((

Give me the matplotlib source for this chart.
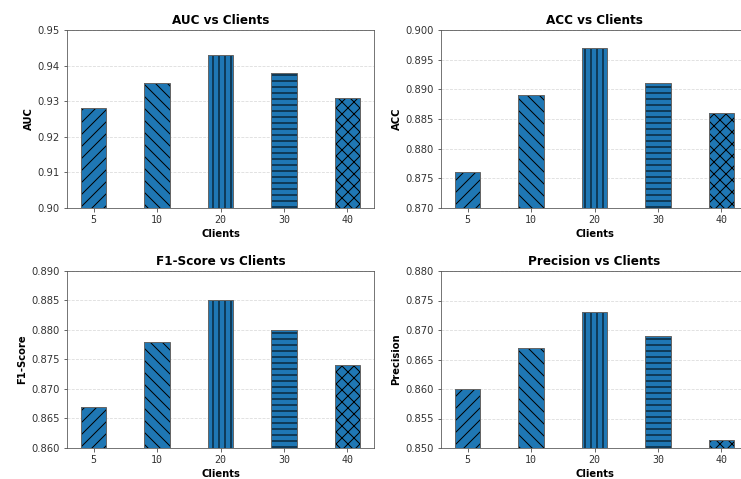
import matplotlib
matplotlib.use("Agg")
import matplotlib.pyplot as plt

clients = ["5", "10", "20", "30", "40"]
hatches = ["//", "\\\\", "||", "--", "xx"]

auc = [0.928, 0.935, 0.943, 0.938, 0.931]
acc = [0.876, 0.889, 0.897, 0.891, 0.886]
f1 = [0.867, 0.878, 0.885, 0.880, 0.874]
precision = [0.860, 0.867, 0.873, 0.869, 0.8514]

metrics = [
    ("AUC", auc, (0.90, 0.95), [0.90, 0.91, 0.92, 0.93, 0.94, 0.95]),
    ("ACC", acc, (0.870, 0.900), [0.870, 0.875, 0.880, 0.885, 0.890, 0.895, 0.900]),
    ("F1-Score", f1, (0.860, 0.890), [0.860, 0.865, 0.870, 0.875, 0.880, 0.885, 0.890]),
    ("Precision", precision, (0.850, 0.880), [0.850, 0.855, 0.860, 0.865, 0.870, 0.875, 0.880]),
]

W, H = 741, 479
fig = plt.figure(figsize=(W / 72, H / 72), dpi=72)

# axes boxes in pixels (left, top, width, height)
boxes = [(67, 30, 307, 178), (441, 30, 307, 178),
         (67, 271, 307, 177), (441, 271, 307, 177)]

for (name, values, ylim, yticks), (l, t, w, h) in zip(metrics, boxes):
    ax = fig.add_axes([l / W, 1 - (t + h) / H, w / W, h / H])
    x = range(len(clients))
    # hatched fill (hatch takes edge colour), then a grey outline on top
    bars = ax.bar(x, values, width=0.4, color="#1f77b4", edgecolor="black",
                  linewidth=0)
    for bar, hatch in zip(bars, hatches):
        bar.set_hatch(hatch)
    ax.bar(x, values, width=0.4, fill=False, edgecolor="#666666", linewidth=1.0)
    ax.set_xticks(list(x))
    ax.set_xticklabels(clients, fontfamily="DejaVu Sans Mono")
    ax.set_ylim(*ylim)
    ax.set_yticks(yticks)
    ax.tick_params(colors="#444444", labelcolor="#333333")
    ax.set_title(f"{name} vs Clients", fontsize=12, fontweight="bold")
    ax.set_xlabel("Clients", fontsize=10, fontweight="bold")
    ax.set_ylabel(name, fontsize=10, fontweight="bold")
    ax.yaxis.grid(True, linestyle="--", color="lightgray", alpha=0.8)
    ax.set_axisbelow(True)
    for sp in ax.spines.values():
        sp.set_color("#555555")

fig.savefig("out.png", dpi=72)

))

## [WHAT TO WORK ON]
Reproduce all of the data exactly, omitting each picture it holds.

## [REPLY]
Give me the matplotlib source for this chart.
import matplotlib
matplotlib.use("Agg")
import matplotlib.pyplot as plt

clients = ["5", "10", "20", "30", "40"]
hatches = ["//", "\\\\", "||", "--", "xx"]

auc = [0.928, 0.935, 0.943, 0.938, 0.931]
acc = [0.876, 0.889, 0.897, 0.891, 0.886]
f1 = [0.867, 0.878, 0.885, 0.880, 0.874]
precision = [0.860, 0.867, 0.873, 0.869, 0.8514]

metrics = [
    ("AUC", auc, (0.90, 0.95), [0.90, 0.91, 0.92, 0.93, 0.94, 0.95]),
    ("ACC", acc, (0.870, 0.900), [0.870, 0.875, 0.880, 0.885, 0.890, 0.895, 0.900]),
    ("F1-Score", f1, (0.860, 0.890), [0.860, 0.865, 0.870, 0.875, 0.880, 0.885, 0.890]),
    ("Precision", precision, (0.850, 0.880), [0.850, 0.855, 0.860, 0.865, 0.870, 0.875, 0.880]),
]

W, H = 741, 479
fig = plt.figure(figsize=(W / 72, H / 72), dpi=72)

# axes boxes in pixels (left, top, width, height)
boxes = [(67, 30, 307, 178), (441, 30, 307, 178),
         (67, 271, 307, 177), (441, 271, 307, 177)]

for (name, values, ylim, yticks), (l, t, w, h) in zip(metrics, boxes):
    ax = fig.add_axes([l / W, 1 - (t + h) / H, w / W, h / H])
    x = range(len(clients))
    # hatched fill (hatch takes edge colour), then a grey outline on top
    bars = ax.bar(x, values, width=0.4, color="#1f77b4", edgecolor="black",
                  linewidth=0)
    for bar, hatch in zip(bars, hatches):
        bar.set_hatch(hatch)
    ax.bar(x, values, width=0.4, fill=False, edgecolor="#666666", linewidth=1.0)
    ax.set_xticks(list(x))
    ax.set_xticklabels(clients, fontfamily="DejaVu Sans Mono")
    ax.set_ylim(*ylim)
    ax.set_yticks(yticks)
    ax.tick_params(colors="#444444", labelcolor="#333333")
    ax.set_title(f"{name} vs Clients", fontsize=12, fontweight="bold")
    ax.set_xlabel("Clients", fontsize=10, fontweight="bold")
    ax.set_ylabel(name, fontsize=10, fontweight="bold")
    ax.yaxis.grid(True, linestyle="--", color="lightgray", alpha=0.8)
    ax.set_axisbelow(True)
    for sp in ax.spines.values():
        sp.set_color("#555555")

fig.savefig("out.png", dpi=72)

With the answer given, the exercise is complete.